_WHAT IS REQUIRED:_ Retype each line of the material exactly, please, skipping any picture in it.

━━━━━ DATA FOR THIS TASK ━━━━━

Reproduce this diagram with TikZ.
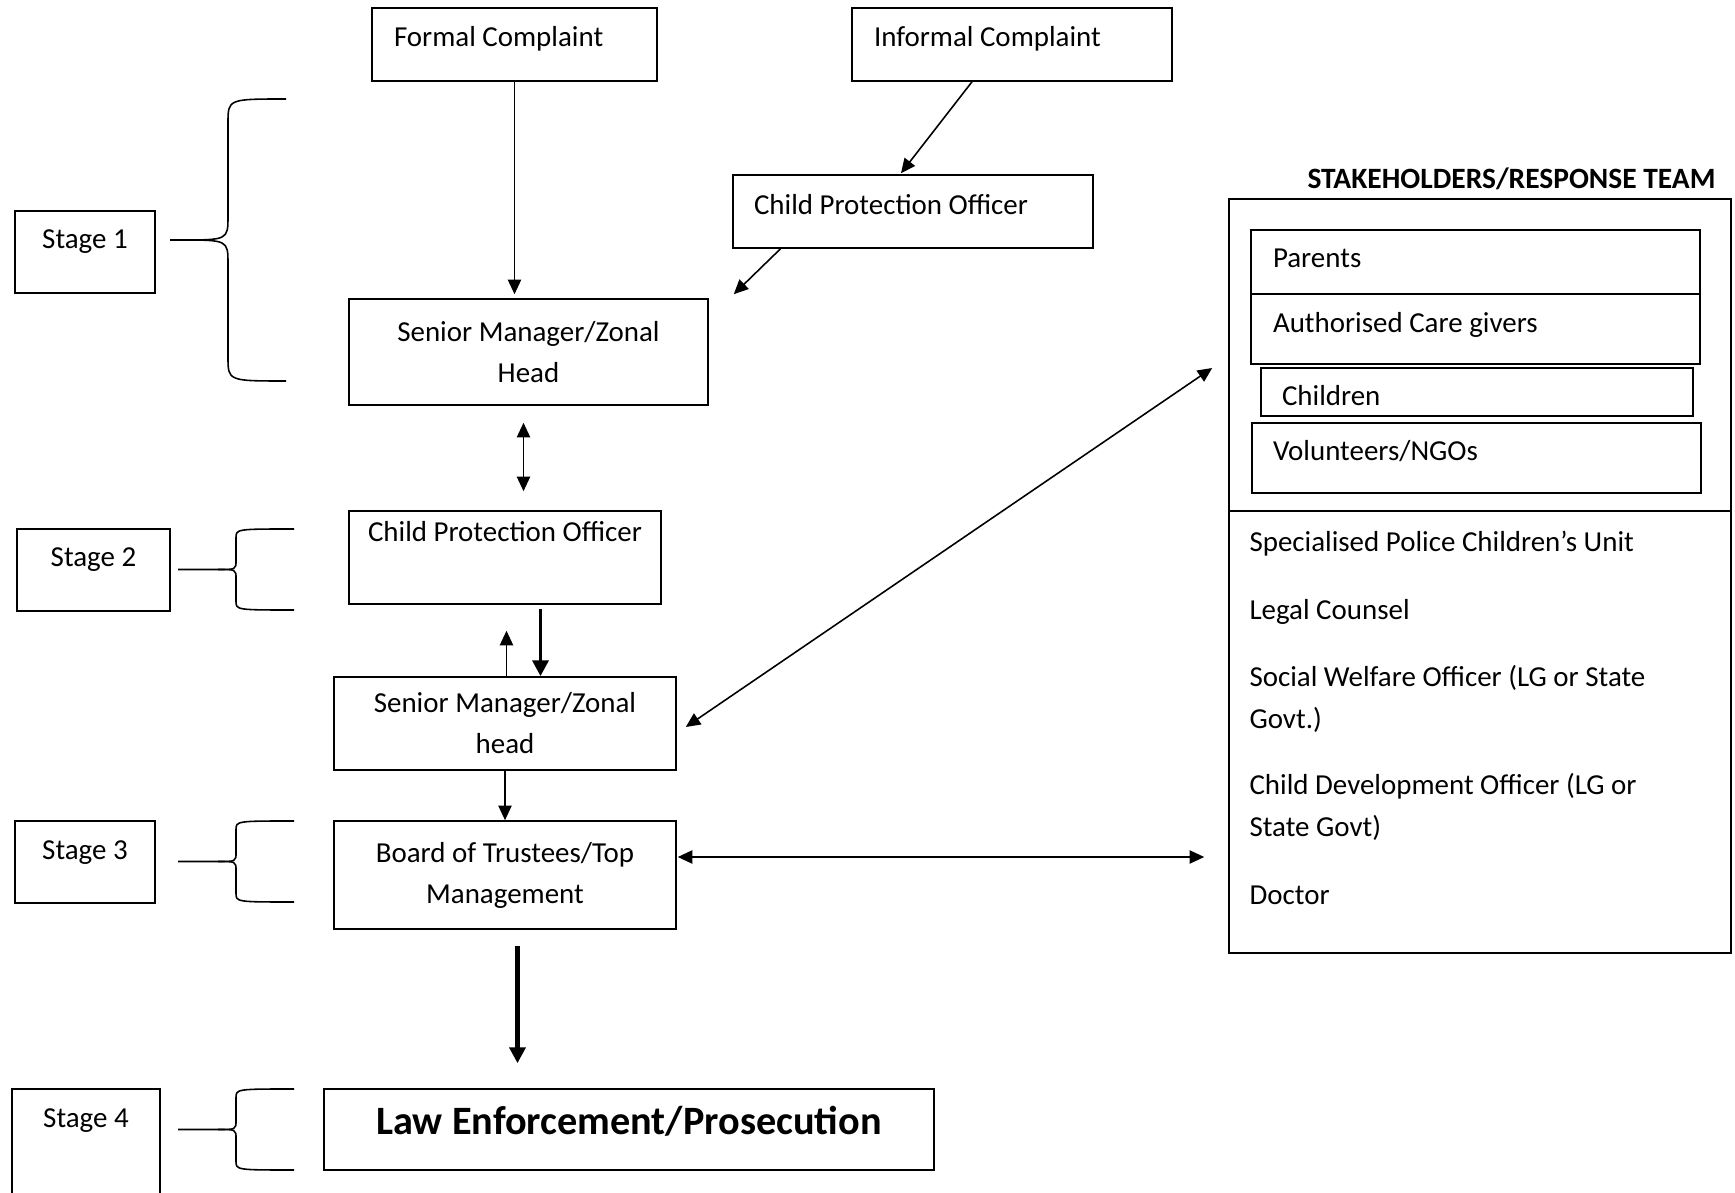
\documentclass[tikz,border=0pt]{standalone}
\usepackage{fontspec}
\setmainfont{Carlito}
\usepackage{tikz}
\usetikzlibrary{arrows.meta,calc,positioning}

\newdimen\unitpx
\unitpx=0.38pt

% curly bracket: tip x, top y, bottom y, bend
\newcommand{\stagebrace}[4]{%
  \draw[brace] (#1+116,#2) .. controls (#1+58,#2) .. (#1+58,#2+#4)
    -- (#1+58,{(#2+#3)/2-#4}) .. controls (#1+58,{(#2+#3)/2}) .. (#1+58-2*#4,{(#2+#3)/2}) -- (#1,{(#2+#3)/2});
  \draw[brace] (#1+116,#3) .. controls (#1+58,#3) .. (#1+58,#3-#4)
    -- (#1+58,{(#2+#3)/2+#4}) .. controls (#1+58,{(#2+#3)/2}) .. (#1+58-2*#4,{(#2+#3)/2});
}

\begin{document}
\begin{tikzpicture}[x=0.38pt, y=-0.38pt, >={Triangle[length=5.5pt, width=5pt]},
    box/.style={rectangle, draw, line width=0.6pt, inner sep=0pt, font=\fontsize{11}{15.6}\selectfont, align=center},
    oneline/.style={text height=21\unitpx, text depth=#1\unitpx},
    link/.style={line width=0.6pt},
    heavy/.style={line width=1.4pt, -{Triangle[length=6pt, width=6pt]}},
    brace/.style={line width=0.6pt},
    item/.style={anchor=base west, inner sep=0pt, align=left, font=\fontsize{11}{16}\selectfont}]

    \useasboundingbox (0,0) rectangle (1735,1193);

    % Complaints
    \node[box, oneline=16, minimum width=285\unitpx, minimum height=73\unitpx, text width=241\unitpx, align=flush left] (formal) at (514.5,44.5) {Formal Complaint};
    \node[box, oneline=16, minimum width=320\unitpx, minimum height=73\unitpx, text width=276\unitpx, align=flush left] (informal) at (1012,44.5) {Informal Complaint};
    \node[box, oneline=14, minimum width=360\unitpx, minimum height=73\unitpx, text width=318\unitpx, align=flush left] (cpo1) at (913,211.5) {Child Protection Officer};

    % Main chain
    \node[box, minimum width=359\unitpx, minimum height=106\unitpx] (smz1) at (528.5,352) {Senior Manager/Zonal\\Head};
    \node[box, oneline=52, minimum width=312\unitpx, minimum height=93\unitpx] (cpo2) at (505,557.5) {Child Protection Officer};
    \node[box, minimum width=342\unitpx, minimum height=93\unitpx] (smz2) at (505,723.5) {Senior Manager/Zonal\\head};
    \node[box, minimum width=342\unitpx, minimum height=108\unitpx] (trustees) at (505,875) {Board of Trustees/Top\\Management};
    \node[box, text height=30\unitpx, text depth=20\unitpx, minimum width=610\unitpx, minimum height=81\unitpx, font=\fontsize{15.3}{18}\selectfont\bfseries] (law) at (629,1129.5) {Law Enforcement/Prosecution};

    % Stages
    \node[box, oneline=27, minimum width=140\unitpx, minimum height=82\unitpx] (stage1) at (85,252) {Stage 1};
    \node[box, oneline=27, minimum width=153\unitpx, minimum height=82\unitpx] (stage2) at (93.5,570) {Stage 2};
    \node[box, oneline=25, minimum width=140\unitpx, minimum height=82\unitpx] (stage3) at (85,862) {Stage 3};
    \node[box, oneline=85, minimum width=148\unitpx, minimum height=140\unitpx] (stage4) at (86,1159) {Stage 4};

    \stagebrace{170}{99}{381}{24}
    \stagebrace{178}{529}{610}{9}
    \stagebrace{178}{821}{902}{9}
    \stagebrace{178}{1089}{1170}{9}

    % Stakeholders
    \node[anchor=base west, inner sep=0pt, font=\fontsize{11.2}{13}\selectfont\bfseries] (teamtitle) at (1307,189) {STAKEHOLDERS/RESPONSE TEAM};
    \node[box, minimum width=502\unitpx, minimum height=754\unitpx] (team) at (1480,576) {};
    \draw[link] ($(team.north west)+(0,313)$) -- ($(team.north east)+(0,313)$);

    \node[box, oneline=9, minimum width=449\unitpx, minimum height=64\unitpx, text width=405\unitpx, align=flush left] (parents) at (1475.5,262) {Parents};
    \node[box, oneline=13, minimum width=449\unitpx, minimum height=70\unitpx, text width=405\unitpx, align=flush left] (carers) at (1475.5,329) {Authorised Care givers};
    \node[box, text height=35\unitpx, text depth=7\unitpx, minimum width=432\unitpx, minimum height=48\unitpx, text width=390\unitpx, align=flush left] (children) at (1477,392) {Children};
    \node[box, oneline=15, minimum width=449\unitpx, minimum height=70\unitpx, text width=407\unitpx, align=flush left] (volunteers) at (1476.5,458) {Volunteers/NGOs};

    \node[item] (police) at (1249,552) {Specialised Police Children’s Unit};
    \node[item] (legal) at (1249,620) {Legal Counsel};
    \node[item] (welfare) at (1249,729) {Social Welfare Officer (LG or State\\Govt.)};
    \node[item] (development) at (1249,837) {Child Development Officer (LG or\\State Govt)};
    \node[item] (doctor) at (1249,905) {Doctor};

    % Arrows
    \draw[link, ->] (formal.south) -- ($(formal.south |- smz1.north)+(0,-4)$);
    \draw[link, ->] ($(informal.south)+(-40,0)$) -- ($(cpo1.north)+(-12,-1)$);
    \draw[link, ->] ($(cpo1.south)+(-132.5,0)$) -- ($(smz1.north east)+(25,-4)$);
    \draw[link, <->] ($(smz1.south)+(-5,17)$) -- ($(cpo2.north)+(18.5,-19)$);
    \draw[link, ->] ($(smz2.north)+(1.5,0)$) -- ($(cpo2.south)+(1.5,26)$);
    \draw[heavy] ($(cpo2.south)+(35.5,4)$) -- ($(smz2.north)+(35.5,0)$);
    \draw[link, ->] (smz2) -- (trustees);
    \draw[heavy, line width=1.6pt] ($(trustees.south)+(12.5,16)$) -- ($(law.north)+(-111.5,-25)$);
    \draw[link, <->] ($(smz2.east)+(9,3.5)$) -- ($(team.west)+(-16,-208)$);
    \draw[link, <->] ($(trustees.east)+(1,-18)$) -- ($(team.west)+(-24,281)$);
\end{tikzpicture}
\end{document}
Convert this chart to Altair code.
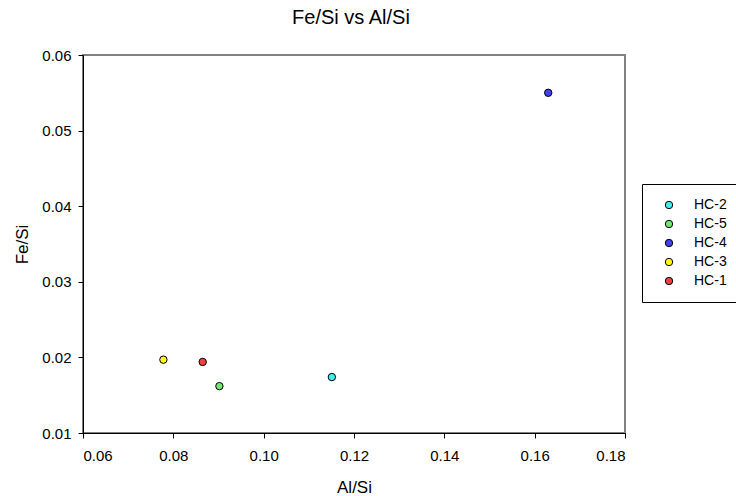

━━━━━

_ANSWER TO THIS EXERCISE:_
Reproduce this diagram with TikZ.
\documentclass[tikz,border=0pt]{standalone}
\usepackage{fontspec}
\setmainfont{Carlito}
\usepackage{tikz}
\usetikzlibrary{arrows.meta,calc,positioning}

\newdimen\unitpx
\unitpx=0.38pt

% curly bracket: tip x, top y, bottom y, bend
\newcommand{\stagebrace}[4]{%
  \draw[brace] (#1+116,#2) .. controls (#1+58,#2) .. (#1+58,#2+#4)
    -- (#1+58,{(#2+#3)/2-#4}) .. controls (#1+58,{(#2+#3)/2}) .. (#1+58-2*#4,{(#2+#3)/2}) -- (#1,{(#2+#3)/2});
  \draw[brace] (#1+116,#3) .. controls (#1+58,#3) .. (#1+58,#3-#4)
    -- (#1+58,{(#2+#3)/2+#4}) .. controls (#1+58,{(#2+#3)/2}) .. (#1+58-2*#4,{(#2+#3)/2});
}

\begin{document}
\begin{tikzpicture}[x=0.38pt, y=-0.38pt, >={Triangle[length=5.5pt, width=5pt]},
    box/.style={rectangle, draw, line width=0.6pt, inner sep=0pt, font=\fontsize{11}{15.6}\selectfont, align=center},
    oneline/.style={text height=21\unitpx, text depth=#1\unitpx},
    link/.style={line width=0.6pt},
    heavy/.style={line width=1.4pt, -{Triangle[length=6pt, width=6pt]}},
    brace/.style={line width=0.6pt},
    item/.style={anchor=base west, inner sep=0pt, align=left, font=\fontsize{11}{16}\selectfont}]

    \useasboundingbox (0,0) rectangle (1735,1193);

    % Complaints
    \node[box, oneline=16, minimum width=285\unitpx, minimum height=73\unitpx, text width=241\unitpx, align=flush left] (formal) at (514.5,44.5) {Formal Complaint};
    \node[box, oneline=16, minimum width=320\unitpx, minimum height=73\unitpx, text width=276\unitpx, align=flush left] (informal) at (1012,44.5) {Informal Complaint};
    \node[box, oneline=14, minimum width=360\unitpx, minimum height=73\unitpx, text width=318\unitpx, align=flush left] (cpo1) at (913,211.5) {Child Protection Officer};

    % Main chain
    \node[box, minimum width=359\unitpx, minimum height=106\unitpx] (smz1) at (528.5,352) {Senior Manager/Zonal\\Head};
    \node[box, oneline=52, minimum width=312\unitpx, minimum height=93\unitpx] (cpo2) at (505,557.5) {Child Protection Officer};
    \node[box, minimum width=342\unitpx, minimum height=93\unitpx] (smz2) at (505,723.5) {Senior Manager/Zonal\\head};
    \node[box, minimum width=342\unitpx, minimum height=108\unitpx] (trustees) at (505,875) {Board of Trustees/Top\\Management};
    \node[box, text height=30\unitpx, text depth=20\unitpx, minimum width=610\unitpx, minimum height=81\unitpx, font=\fontsize{15.3}{18}\selectfont\bfseries] (law) at (629,1129.5) {Law Enforcement/Prosecution};

    % Stages
    \node[box, oneline=27, minimum width=140\unitpx, minimum height=82\unitpx] (stage1) at (85,252) {Stage 1};
    \node[box, oneline=27, minimum width=153\unitpx, minimum height=82\unitpx] (stage2) at (93.5,570) {Stage 2};
    \node[box, oneline=25, minimum width=140\unitpx, minimum height=82\unitpx] (stage3) at (85,862) {Stage 3};
    \node[box, oneline=85, minimum width=148\unitpx, minimum height=140\unitpx] (stage4) at (86,1159) {Stage 4};

    \stagebrace{170}{99}{381}{24}
    \stagebrace{178}{529}{610}{9}
    \stagebrace{178}{821}{902}{9}
    \stagebrace{178}{1089}{1170}{9}

    % Stakeholders
    \node[anchor=base west, inner sep=0pt, font=\fontsize{11.2}{13}\selectfont\bfseries] (teamtitle) at (1307,189) {STAKEHOLDERS/RESPONSE TEAM};
    \node[box, minimum width=502\unitpx, minimum height=754\unitpx] (team) at (1480,576) {};
    \draw[link] ($(team.north west)+(0,313)$) -- ($(team.north east)+(0,313)$);

    \node[box, oneline=9, minimum width=449\unitpx, minimum height=64\unitpx, text width=405\unitpx, align=flush left] (parents) at (1475.5,262) {Parents};
    \node[box, oneline=13, minimum width=449\unitpx, minimum height=70\unitpx, text width=405\unitpx, align=flush left] (carers) at (1475.5,329) {Authorised Care givers};
    \node[box, text height=35\unitpx, text depth=7\unitpx, minimum width=432\unitpx, minimum height=48\unitpx, text width=390\unitpx, align=flush left] (children) at (1477,392) {Children};
    \node[box, oneline=15, minimum width=449\unitpx, minimum height=70\unitpx, text width=407\unitpx, align=flush left] (volunteers) at (1476.5,458) {Volunteers/NGOs};

    \node[item] (police) at (1249,552) {Specialised Police Children’s Unit};
    \node[item] (legal) at (1249,620) {Legal Counsel};
    \node[item] (welfare) at (1249,729) {Social Welfare Officer (LG or State\\Govt.)};
    \node[item] (development) at (1249,837) {Child Development Officer (LG or\\State Govt)};
    \node[item] (doctor) at (1249,905) {Doctor};

    % Arrows
    \draw[link, ->] (formal.south) -- ($(formal.south |- smz1.north)+(0,-4)$);
    \draw[link, ->] ($(informal.south)+(-40,0)$) -- ($(cpo1.north)+(-12,-1)$);
    \draw[link, ->] ($(cpo1.south)+(-132.5,0)$) -- ($(smz1.north east)+(25,-4)$);
    \draw[link, <->] ($(smz1.south)+(-5,17)$) -- ($(cpo2.north)+(18.5,-19)$);
    \draw[link, ->] ($(smz2.north)+(1.5,0)$) -- ($(cpo2.south)+(1.5,26)$);
    \draw[heavy] ($(cpo2.south)+(35.5,4)$) -- ($(smz2.north)+(35.5,0)$);
    \draw[link, ->] (smz2) -- (trustees);
    \draw[heavy, line width=1.6pt] ($(trustees.south)+(12.5,16)$) -- ($(law.north)+(-111.5,-25)$);
    \draw[link, <->] ($(smz2.east)+(9,3.5)$) -- ($(team.west)+(-16,-208)$);
    \draw[link, <->] ($(trustees.east)+(1,-18)$) -- ($(team.west)+(-24,281)$);
\end{tikzpicture}
\end{document}
Convert this chart to Altair code.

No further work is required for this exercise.